Dure rivalité

Le retour des pèlerins catholiques français en Palestine au XIXe siècle porte indubitablement la marque assomptionniste, même s’il s’est effectué à la fin du siècle. L’importance de certains de leurs pèlerinages, la continuité de leur entreprise, la construction de Notre-Dame de France sont autant d’aspects attestant de cette prépondérance.

Cependant, pour de nombreux catholiques français ou d’autres nations, ce monopole pèlerin indispose, surtout pour ceux qui ne voient dans la congrégation des Augustins de l’Assomption qu’une entreprise élitiste, trop fière de son pouvoir pour le partager. C’est particulièrement vrai pour différents acteurs de la Palestine catholique, comme la Custodie de Terre Sainte, soutenue en cette fin de siècle par Mgr Piavi, patriarche, mais surtout franciscain.

Ainsi, la mise en place d’un pèlerinage de catholiques français sous la protection du roi croisé Saint-Louis est due plus à une sollicitation des franciscains de Terre Sainte qu’à l’enthousiasme oriental de l’abbé Potard.

Les trames de la création d’un pèlerinage rival nous sont inconnues mais, comme la Custodie de Terre Sainte est présente dans de nombreux pays via les commissariats de Terre Sainte, dont la France, il se peut que des intentions convergentes se soient réunies pour mettre en place une telle entreprise.
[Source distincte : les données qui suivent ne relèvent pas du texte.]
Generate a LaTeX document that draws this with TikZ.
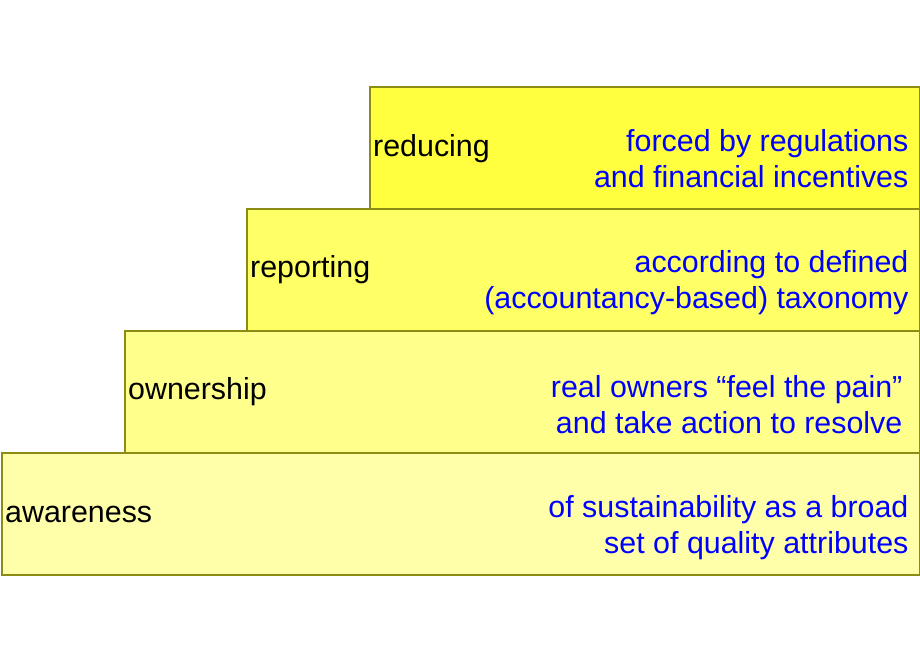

Pour les assomptionnistes, l’origine des pèlerinages Saint-Louis est claire, ce sont la Custodie et le Patriarcat qui se sont ligués contre la trop grande influence de leur entreprise :

« L’an dernier, en septembre, un abbé d’Angers, M. Potard, organisa avec M. Poupin, marchand de souvenirs pieux de Jérusalem à Paris, et avec les Franciscains de la Custodie ou de Terre Sainte, un pèlerinage particulier de 30 personnes environ.

Ils s’appliquèrent à faire cause à part en toutes choses avec la Custodie ; ils déclarèrent se distinguer, en les dépréciant, des Pèlerinages nationaux français recommandés et consacrés par sa Sainteté Léon XIII (…). Les Franciscains de la Custodie et le Patriarche latin, contraires aux directions du Souverain Pontife pour l’Orient, en profitèrent avec empressement pour en faire un instrument d’opposition aux Pèlerinages et aux œuvres de France » 681 .

Le consul de France à Jérusalem semble avoir le même point de vue que les assomptionnistes sur la protection custodiale faite aux pèlerinages Saint-Louis : « [ A propos du pèlerinage de septembre 1903] A Jérusalem, ils ont été comme leurs devanciers l’objet d’attentions particulières de la part de la Custodie qui continue à prêter son concours officiel à l’Abbé Potard non sans l’arrière pensée de chercher à accroître l’importance de ses pèlerinages au détriment de ceux organisés par les Assomptionnistes » 682 .

Notes
681.

Affaire pèlerinage Potard, note remise au Cardinal Jacobini, à Mgr Guthlin et Mgr Volpini, fait à Rome le 4 juin 1899, AAR.

682.

MAE, Nantes, Jérusalem, A, 125/127, Lettre du consul de France à Jérusalem au ministère des Affaires étrangères, le 17 septembre 1903.